1893 Wilhelm Carl Werner Otto Fritz Franz Wien (1864-1928)  
  gives his displacement law of blackbody radiation.
1896      
  Wien theoretically derives the radiation distribution law.
1896      
  The discovery of X-rays and Becquerel radiation.
1896      
  The discovery of the Zeeman effect.
1897 Joseph John Thomson (1856-1940)  
  experimentally determines the charge-to-mass ration of electrons.
1898 Jules Henri Poincaré (1854-1912)  
  suggests that a complete measurement theory must formulate a notion of distant synchronization and discusses its relevance to the apparent constancy of the speed of light.
1899      
  Lorentz refines the transformation laws, formulating the notion of local time and local coordinate systems in electrodynamics.
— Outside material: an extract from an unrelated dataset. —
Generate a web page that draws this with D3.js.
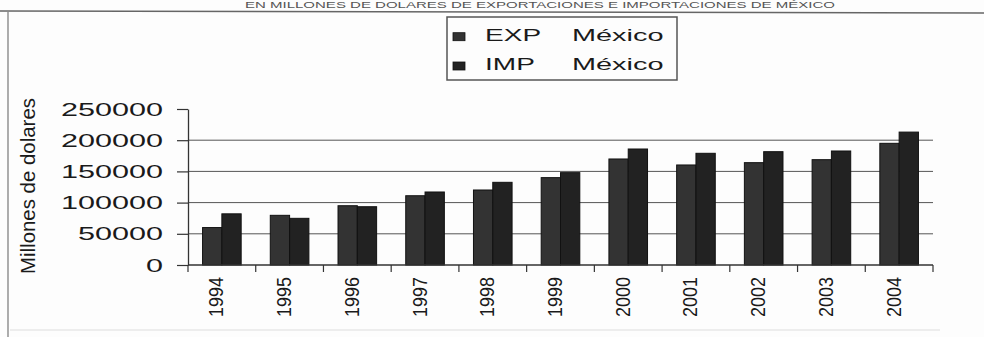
<!DOCTYPE html>
<html>
<head>
<meta charset="utf-8">
<script src="https://cdn.jsdelivr.net/npm/d3@7"></script>
<style>
  body { margin: 0; background: #fdfdfd; }
  svg { display: block; font-family: Arial, "Liberation Sans", sans-serif; }
</style>
</head>
<body>
<div id="chart"></div>
<script>
const years = ['1994', '1995', '1996', '1997', '1998', '1999', '2000', '2001', '2002', '2003', '2004'];
const expMexico = [60000, 79600, 95000, 111000, 120200, 140000, 169900, 160300, 164000, 168800, 195000];
const impMexico = [82000, 74800, 93400, 117000, 132500, 148000, 185900, 179000, 181600, 182700, 213000];
const seriesNames = ['EXP México', 'IMP México'];
const seriesColors = ['#333333', '#222222'];
const yTicks = [0, 50000, 100000, 150000, 200000, 250000];
const yTitle = 'Millones de dolares';
const topTitle = 'EN MILLONES DE DOLARES DE EXPORTACIONES E IMPORTACIONES DE MÉXICO';

const width = 984, height = 337;
const plot = { left: 188, right: 933, top: 109, bottom: 265 };

const svg = d3.select('#chart')
    .append('svg')
    .attr('width', width)
    .attr('height', height)
    .style('background', '#fdfdfd');

// title of the scanned page and its frame
svg.append('text')
    .attr('x', 245).attr('y', 8)
    .attr('font-size', 9)
    .attr('textLength', 590)
    .attr('lengthAdjust', 'spacingAndGlyphs')
    .attr('fill', '#555')
    .text(topTitle);

svg.append('line').attr('x1', 0).attr('y1', 11).attr('x2', width).attr('y2', 13)
    .attr('stroke', '#666').attr('stroke-width', 1.5);
svg.append('line').attr('x1', 8).attr('y1', 12).attr('x2', 8).attr('y2', height)
    .attr('stroke', '#777').attr('stroke-width', 1.2);
svg.append('line').attr('x1', 10).attr('y1', 330).attr('x2', 940).attr('y2', 330)
    .attr('stroke', '#ddd').attr('stroke-width', 1);

const x = d3.scaleBand()
    .domain(years)
    .range([plot.left, plot.right])
    .paddingInner(0.43)
    .paddingOuter(0.215);

const xSub = d3.scaleBand()
    .domain([0, 1])
    .range([0, x.bandwidth()]);

const y = d3.scaleLinear()
    .domain([0, 250000])
    .range([plot.bottom, plot.top]);

// gridlines (none on the top value)
svg.append('g')
    .selectAll('line')
    .data(yTicks.filter(t => t > 0 && t < 250000))
    .join('line')
    .attr('x1', plot.left).attr('x2', plot.right)
    .attr('y1', d => y(d)).attr('y2', d => y(d))
    .attr('stroke', '#555').attr('stroke-width', 1);

// bars
const table = years.map((yr, i) => ({ year: yr, values: [expMexico[i], impMexico[i]] }));

svg.append('g')
    .selectAll('g')
    .data(table)
    .join('g')
    .attr('transform', d => `translate(${x(d.year)},0)`)
    .selectAll('rect')
    .data(d => d.values.map((v, k) => ({ k, v })))
    .join('rect')
    .attr('x', d => xSub(d.k))
    .attr('width', xSub.bandwidth())
    .attr('y', d => y(d.v))
    .attr('height', d => y(0) - y(d.v))
    .attr('fill', d => seriesColors[d.k])
    .attr('stroke', '#111')
    .attr('stroke-width', 1);

// y axis
const yAxis = svg.append('g')
    .attr('transform', `translate(${plot.left},0)`)
    .call(d3.axisLeft(y).tickValues(yTicks).tickSize(11).tickSizeOuter(0).tickFormat(d3.format('d')));
yAxis.select('.domain').attr('stroke', '#333').attr('stroke-width', 1.3);
yAxis.selectAll('.tick line').attr('stroke', '#333').attr('stroke-width', 1.2);
yAxis.selectAll('.tick text').remove();

svg.append('g')
    .selectAll('text')
    .data(yTicks)
    .join('text')
    .attr('transform', d => `translate(163,${y(d) + 6.5}) scale(1.7,1)`)
    .attr('text-anchor', 'end')
    .attr('font-size', 18)
    .attr('fill', '#1a1a1a')
    .text(d => d3.format('d')(d));

// x axis with ticks between categories
svg.append('line')
    .attr('x1', plot.left).attr('x2', plot.right)
    .attr('y1', plot.bottom).attr('y2', plot.bottom)
    .attr('stroke', '#333').attr('stroke-width', 1.3);

const bounds = years.map(yr => x(yr) - x.step() * x.paddingInner() / 2).concat([plot.right]);
svg.append('g')
    .selectAll('line')
    .data(bounds)
    .join('line')
    .attr('x1', d => d).attr('x2', d => d)
    .attr('y1', plot.bottom).attr('y2', plot.bottom + 7)
    .attr('stroke', '#333').attr('stroke-width', 1.2);

svg.append('g')
    .selectAll('text')
    .data(years)
    .join('text')
    .attr('transform', d => `translate(${x(d) + x.bandwidth() / 2 + 1.5},277) rotate(-90) scale(1,1.12)`)
    .attr('text-anchor', 'end')
    .attr('font-size', 18)
    .attr('fill', '#1a1a1a')
    .text(d => d);

// y axis title
svg.append('text')
    .attr('transform', 'translate(35,186) rotate(-90)')
    .attr('text-anchor', 'middle')
    .attr('font-size', 21)
    .attr('textLength', 176)
    .attr('lengthAdjust', 'spacingAndGlyphs')
    .attr('fill', '#1a1a1a')
    .text(yTitle);

// legend
const legend = svg.append('g');
legend.append('rect')
    .attr('x', 447).attr('y', 17)
    .attr('width', 230).attr('height', 63)
    .attr('fill', '#fdfdfd')
    .attr('stroke', '#555').attr('stroke-width', 1.5);

const rows = legend.selectAll('g')
    .data(seriesNames)
    .join('g')
    .attr('transform', (d, i) => `translate(0,${i === 0 ? 40.7 : 70})`);

rows.append('rect')
    .attr('x', 453).attr('y', -8)
    .attr('width', 12).attr('height', 8)
    .attr('fill', (d, i) => seriesColors[i])
    .attr('stroke', '#111').attr('stroke-width', 0.8);

rows.append('text')
    .attr('transform', 'translate(485,0) scale(1.65,1)')
    .attr('font-size', 17)
    .attr('fill', '#1a1a1a')
    .text(d => d.split(' ')[0]);

rows.append('text')
    .attr('transform', 'translate(572,0) scale(1.7,1)')
    .attr('font-size', 17)
    .attr('fill', '#1a1a1a')
    .text(d => d.split(' ')[1]);
</script>
</body>
</html>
1899 Thomson and Philipp Eduard Anton von Lenard (1862-1947)  
  begin experimental investigations of photoelectric radiation.
1904      
  Poincaré uses light signals as a functional technique to establish distant synchronization in application to Lorentz’s electron theory, also putting forth the first formulation of a principle of electrodynamic relativity.
1905 Albert Einstein (1879-1955)  
  analyzes the phenomena of the photoelectric effect and theorizes that light may be taken to be made up of vast amounts of packets of electromagnetic radiation in discrete units.
1905      
  Einstein publishes his paper, On the Electrodynamics of Moving Bodies, drawing out the symmetries of Lorentz’s electromagnetic theory, underlying connection in measurement theory and the status of the electromagnetic ether.
1907 Hermann Minkowski (1864-1909)  
  through considerations of the group properties of the equations of electrodynamics, re-interprets Einstein’s relativity theory as a kind of geometry of spacetime, considered as a single medium.